Going into the matches Woods was looking to continue on the path he had demonstrated since The Open Championship — a clear return to the top floor of professional golf. Reed was responsible in guiding the American squad with his dazzling play and in his epic takedown of Rory McIlroy in the lead off singles match in ’16. Gutting the American duo, and doing so convincingly, was a clear and powerful statement that the American team would need to look elsewhere for leadership and success. That effort did come from Justin Thomas who finished the matches with a sterling 4-1 record but other such as Dustin Johnson and Brooks Koepka were clearly not on form and produced only two victories in nine matches.

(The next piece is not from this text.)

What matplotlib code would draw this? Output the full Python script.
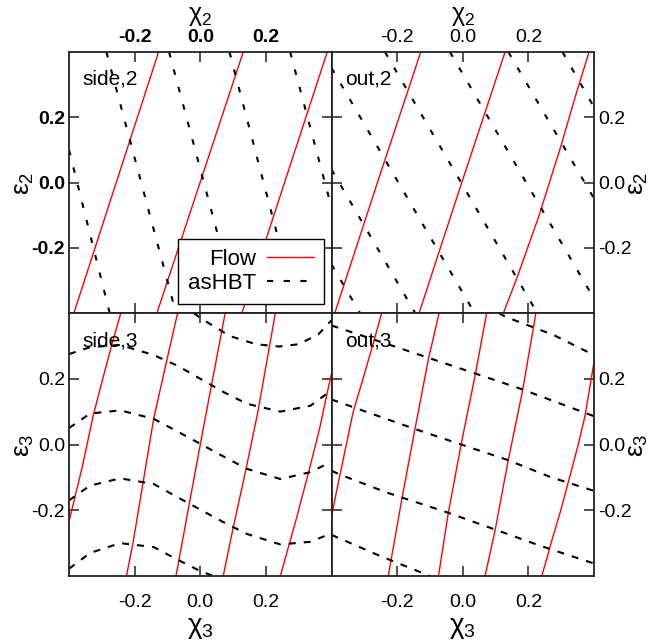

An underlying aspect of the matches on the L’Albatros course was the set-up of the layout by the host side. Knowing full well how the Americans had altered Hazeltine National in ’16 with wider fairways, softer pin locations and far less rough — the thought process was to provide a venue in complete opposite terms. The length and density of the rough was especially penal. Failure to hit fairways likely meant difficult scrambles for par and more often bogies or worse. Given the fact that Team Europe was very familiar with the site — having Tommy Fleetwood and Alex Noren as past winners of the French Open contested at Le Golf National — the belief was that home course familiarity would be a pivotal factor. In the end, that assessment proved spot on as only one American team member — Justin Thomas — had played the course in competition when playing in this year’s French Open. Given the record Thomas amassed during the event one can only wonder if other Americans had done likewise in playing the course what their performance might have been.
Coming into this year’s event in France there was belief that the American squad, with its overall depth and individual playing records, would finally be able to snap the European home advantage and win for the first time outside of America since 1993. That didn’t happen at Le Golf National. The earliest it can happen is in four years when the event is played for the first time in Italy in ’24.

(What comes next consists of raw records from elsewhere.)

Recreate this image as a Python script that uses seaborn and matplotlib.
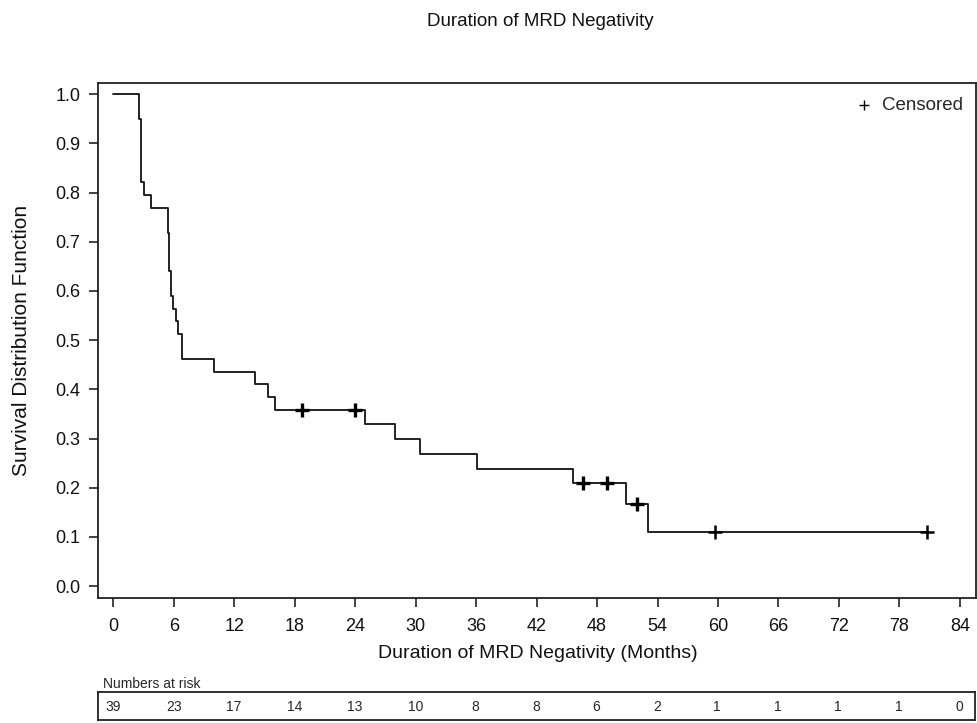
import matplotlib
matplotlib.use("Agg")
import matplotlib.pyplot as plt
import seaborn as sns
import pandas as pd
import numpy as np

# ---- data ----
step_times = [0.0, 2.55, 2.7, 3.05, 3.75, 5.4, 5.55, 5.75, 5.95, 6.2, 6.45, 6.8,
              10.0, 14.05, 15.35, 16.05, 24.95, 27.95, 30.45, 36.05, 45.65, 50.85, 53.1]
step_surv = [1.0, 0.949, 0.821, 0.795, 0.769, 0.718, 0.641, 0.590, 0.564, 0.538, 0.513, 0.462,
             0.436, 0.410, 0.385, 0.359, 0.329, 0.299, 0.269, 0.239, 0.209, 0.167, 0.111]
last_time = 80.7

cens_times = [18.7, 24.0, 46.6, 49.0, 52.0, 59.7, 80.7]
cens_surv = [0.359, 0.359, 0.209, 0.209, 0.167, 0.111, 0.111]
cens_bold = [True, True, True, True, True, False, False]

risk_times = [0, 6, 12, 18, 24, 30, 36, 42, 48, 54, 60, 66, 72, 78, 84]
risk_counts = [39, 23, 17, 14, 13, 10, 8, 8, 6, 2, 1, 1, 1, 1, 0]

x_ticks = list(range(0, 85, 6))
y_ticks = [round(0.1 * i, 1) for i in range(11)]

title = "Duration of MRD Negativity"
x_label = "Duration of MRD Negativity (Months)"
y_label = "Survival Distribution Function"

# ---- styling ----
sns.set_theme(style="white")
plt.rcParams["font.family"] = ["Liberation Sans", "DejaVu Sans"]

W, H = 977, 723
fig = plt.figure(figsize=(W / 100, H / 100), dpi=100)
ax_left, ax_right, ax_top, ax_bot = 97.5, 976.0, 83.3, 598.0
ax = fig.add_axes([ax_left / W, 1 - ax_bot / H, (ax_right - ax_left) / W, (ax_bot - ax_top) / H])

curve = pd.DataFrame({"t": step_times + [last_time], "s": step_surv + [step_surv[-1]]})
sns.lineplot(data=curve, x="t", y="s", drawstyle="steps-post", estimator=None,
             color="#111111", linewidth=1.3, ax=ax)

cens = pd.DataFrame({"t": cens_times, "s": cens_surv, "bold": cens_bold})
bold = cens[cens["bold"]]
thin = cens[~cens["bold"]]
sns.scatterplot(data=bold, x="t", y="s", marker="+", s=110, linewidth=2.4,
                color="black", ax=ax, label="Censored", zorder=3)
sns.scatterplot(data=thin, x="t", y="s", marker="+", s=110, linewidth=1.8,
                color="black", ax=ax, zorder=3)

ax.set_xlim(-1.57, 85.6)
ax.set_ylim(-0.024, 1.022)
ax.set_xticks(x_ticks)
ax.set_yticks(y_ticks)
ax.set_yticklabels([f"{v:.1f}" for v in y_ticks])
ax.tick_params(axis="x", pad=8)
ax.tick_params(axis="y", pad=6)
ax.tick_params(axis="both", direction="out", length=6.5, width=1.2, color="#222222",
               labelsize=13, bottom=True, left=True, labelcolor="#111111")
for sp in ax.spines.values():
    sp.set_visible(True)
    sp.set_color("#222222")
    sp.set_linewidth(1.3)
ax.set_xlabel(x_label, fontsize=14, va="center", color="#111111")
ax.set_ylabel(y_label, fontsize=15, va="center", color="#111111")
ax_h = ax_bot - ax_top
ax_w = ax_right - ax_left
ax.xaxis.set_label_coords(0.5 + (538 - (ax_left + ax_right) / 2) / ax_w, -(653 - ax_bot) / ax_h)
ax.yaxis.set_label_coords(-(ax_left - 22) / ax_w, 0.5)

leg = ax.legend(loc="upper right", frameon=False, fontsize=13.5, handletextpad=0.45,
                handlelength=1.0, markerscale=0.7, borderaxespad=0.3)
for h in leg.legend_handles:
    h.set_linewidth(1.0)

fig.text(540 / W, 1 - 22 / H, title, ha="center", va="center", fontsize=13.5, color="#111111")

# numbers at risk table
tax = fig.add_axes([ax_left / W, 1 - 720 / H, (975 - ax_left) / W, (720 - 692) / H])
tax.set_xlim(ax.get_xlim())
tax.set_ylim(0, 1)
tax.set_xticks([])
tax.set_yticks([])
for sp in tax.spines.values():
    sp.set_visible(True)
    sp.set_color("#222222")
    sp.set_linewidth(1.3)
for t, n in zip(risk_times, risk_counts):
    tax.text(t, 0.45, str(n), ha="center", va="center", fontsize=10)
fig.text(103 / W, 1 - 684 / H, "Numbers at risk", ha="left", va="center", fontsize=10)

fig.savefig("out.png", dpi=100)
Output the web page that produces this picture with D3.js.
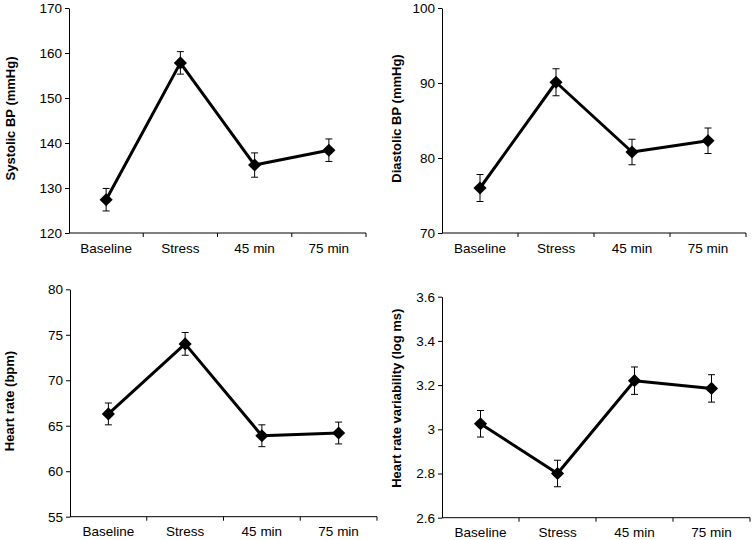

Team Europe will have some tough decisions to make before the next get together in Wisconsin. Chiefly, who will be the next Captain? Likely the name will come from the several assistants that were present to assist Bjorn. But the soul of the European team is how singularly important the matches are. The focus is on the overall team and until demonstrated consistently by the Americans an ironclad belief that no matter what Team Europe will emerge victorious.

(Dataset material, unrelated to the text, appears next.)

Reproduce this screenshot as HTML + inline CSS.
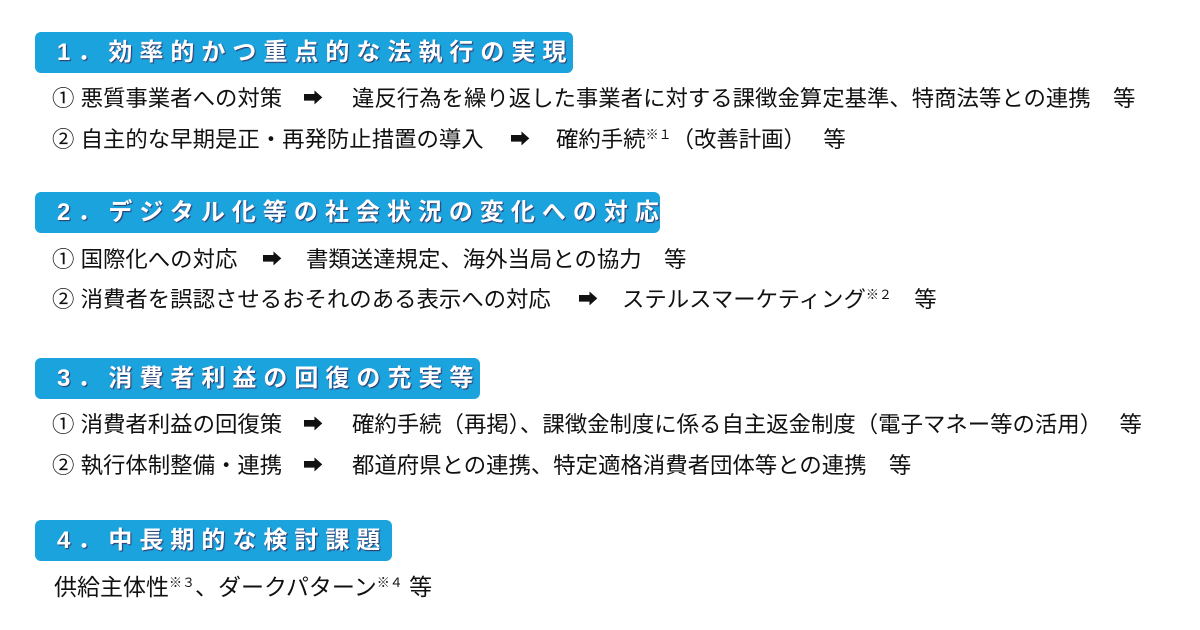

Thomas Bjorn cradled the Ryder Cup upon its formal presentation. The hard work — the preparation — and the wherewithal to lead no matter what others said about his leadership. The Bjorn identity was forged by 12 men determined to return what they truly believe is their right to possess. America may have its “individual” golf stars but Europe has shown that no matter the respective country its members hail from — for three days every two years this line-up has an identity and a singularly minded purpose. Eur-eka indeed!